Leave out the pictures and set down exactly the lines from the start of the listing through the one with "const series = [modulobus, cooperation, clandos];", both included.

··········

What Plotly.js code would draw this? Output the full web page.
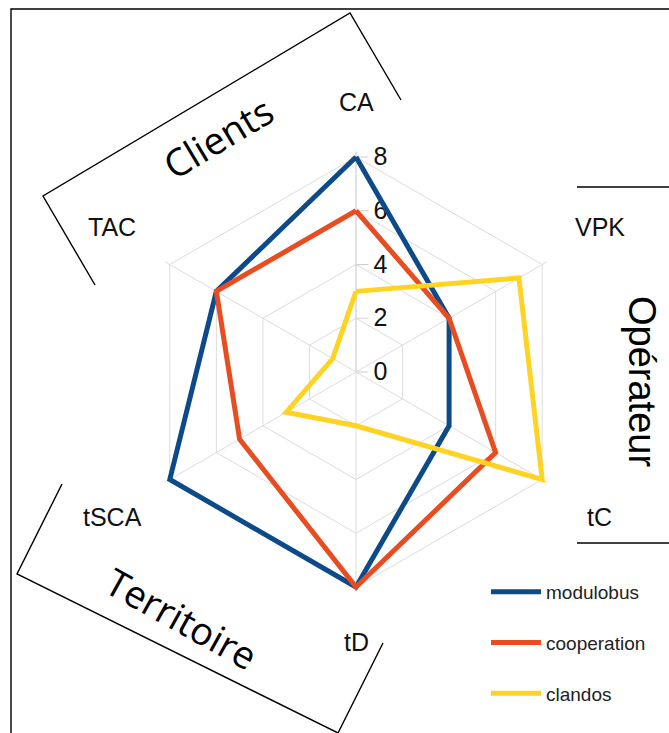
<!DOCTYPE html>
<html>
<head>
<meta charset="utf-8">
<script src="https://cdn.plot.ly/plotly-3.0.1.min.js"></script>
<style>html,body{margin:0;padding:0;background:#fff;}#chart{width:669px;height:733px;}</style>
</head>
<body>
<div id="chart"></div>
<script>
// ---- data ----
const categories = ['CA', 'VPK', 'tC', 'tD', 'tSCA', 'TAC'];
const modulobus = [8, 4, 4, 8, 8, 6];
const cooperation = [6, 4, 6, 8, 5, 6];
const clandos = [3, 7, 8, 2, 3, 1];
const seriesNames = ['modulobus', 'cooperation', 'clandos'];
const radialTicks = [0, 2, 4, 6, 8];
const groupLabels = ['Clients', 'Opérateur', 'Territoire'];

// ---- layout geometry ----
const W = 669, H = 733;
const CX = 356, CY = 372, R8 = 215;      // pixel radius of value 8
const RMAX = 8.2;                          // small headroom so outer lines are not clipped
const R = R8 * RMAX / 8;
const px = x => x / W;
const py = y => 1 - y / H;

const colors = ['#0d4a8a', '#e84d22', '#ffd324'];
const series = [modulobus, cooperation, clandos];

const traces = series.map((vals, i) => ({
  type: 'scatterpolar',
  r: vals.concat([vals[0]]),
  theta: categories.concat([categories[0]]),
  mode: 'lines',
  name: seriesNames[i],
  legendgroup: 'g' + i,
  cliponaxis: false,
  line: {color: colors[i], width: 5},
  hoverinfo: 'skip'
}));

// axis labels placed around the polar area
const sgn = v => Math.sign(Math.round(v * 1000));
const axisAnnots = categories.map((c, i) => {
  const a = (90 - 60 * i) * Math.PI / 180;
  const cs = Math.cos(a), sn = Math.sin(a);
  return {
    xref: 'paper', yref: 'paper',
    x: px(CX + 250 * cs + 27 * sgn(cs)),
    y: py(CY - 250 * sn - 20 * sgn(sn)),
    text: c, showarrow: false, xanchor: 'center', yanchor: 'middle',
    font: {family: 'Liberation Sans, Arial, sans-serif', size: 25, color: '#111'}
  };
});

const groupAnnots = [
  {x: px(218), y: py(137), text: groupLabels[0], textangle: -31,
   font: {family: 'Open Sans, sans-serif', size: 38, color: '#000'}},
  {x: px(642), y: py(381), text: groupLabels[1], textangle: 90,
   font: {family: 'Liberation Sans, Arial, sans-serif', size: 38, color: '#000'}},
  {x: px(182), y: py(618), text: groupLabels[2], textangle: 29,
   font: {family: 'Open Sans, sans-serif', size: 38, color: '#000'}}
].map(a => Object.assign({xref: 'paper', yref: 'paper', showarrow: false,
  xanchor: 'center', yanchor: 'middle'}, a));

function pathOf(pts) {
  return pts.map((p, i) => (i ? 'L' : 'M') + px(p[0]) + ',' + py(p[1])).join(' ');
}
const lineStyle = {color: '#000', width: 1.4};
const shapes = [
  {type: 'path', path: pathOf([[95, 285], [43, 196], [350, 13], [401, 100]])},
  {type: 'path', path: pathOf([[62, 484], [17, 574], [338, 733], [383, 643]])},
  {type: 'path', path: pathOf([[577, 187], [669, 187]])},
  {type: 'path', path: pathOf([[577, 543], [669, 543]])},
  {type: 'path', path: pathOf([[11, 733], [11, 9], [669, 9]])}
].map(s => Object.assign({xref: 'paper', yref: 'paper', line: lineStyle}, s));

const layout = {
  width: W, height: H,
  margin: {l: 0, r: 0, t: 0, b: 0},
  paper_bgcolor: '#fff',
  showlegend: true,
  legend: {
    x: px(486), y: py(573), xanchor: 'left', yanchor: 'top',
    font: {family: 'Liberation Sans, Arial, sans-serif', size: 19, color: '#222'},
    tracegroupgap: 23, itemwidth: 50, bgcolor: 'rgba(0,0,0,0)'
  },
  polar: {
    domain: {x: [px(CX - R), px(CX + R)], y: [py(CY + R), py(CY - R)]},
    bgcolor: 'rgba(0,0,0,0)',
    gridshape: 'linear',
    radialaxis: {
      range: [0, RMAX], tickvals: radialTicks, angle: 90, tickangle: 90,
      showline: true, linecolor: '#d6d6d6', linewidth: 1,
      gridcolor: '#dcdcdc', gridwidth: 1, layer: 'below traces',
      ticks: 'outside', ticklen: 12, tickcolor: '#cfcfcf',
      tickfont: {family: 'Liberation Sans, Arial, sans-serif', size: 25, color: '#111'}
    },
    angularaxis: {
      type: 'category', categoryarray: categories,
      rotation: 90, direction: 'clockwise', layer: 'below traces',
      showline: false,
      gridcolor: '#dcdcdc', showticklabels: false, ticks: ''
    }
  },
  annotations: axisAnnots.concat(groupAnnots),
  shapes: shapes
};

Plotly.newPlot('chart', traces, layout, {displayModeBar: false, staticPlot: true});
</script>
</body>
</html>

··········

[Task output]
What Plotly.js code would draw this? Output the full web page.
<!DOCTYPE html>
<html>
<head>
<meta charset="utf-8">
<script src="https://cdn.plot.ly/plotly-3.0.1.min.js"></script>
<style>html,body{margin:0;padding:0;background:#fff;}#chart{width:669px;height:733px;}</style>
</head>
<body>
<div id="chart"></div>
<script>
// ---- data ----
const categories = ['CA', 'VPK', 'tC', 'tD', 'tSCA', 'TAC'];
const modulobus = [8, 4, 4, 8, 8, 6];
const cooperation = [6, 4, 6, 8, 5, 6];
const clandos = [3, 7, 8, 2, 3, 1];
const seriesNames = ['modulobus', 'cooperation', 'clandos'];
const radialTicks = [0, 2, 4, 6, 8];
const groupLabels = ['Clients', 'Opérateur', 'Territoire'];

// ---- layout geometry ----
const W = 669, H = 733;
const CX = 356, CY = 372, R8 = 215;      // pixel radius of value 8
const RMAX = 8.2;                          // small headroom so outer lines are not clipped
const R = R8 * RMAX / 8;
const px = x => x / W;
const py = y => 1 - y / H;

const colors = ['#0d4a8a', '#e84d22', '#ffd324'];
const series = [modulobus, cooperation, clandos];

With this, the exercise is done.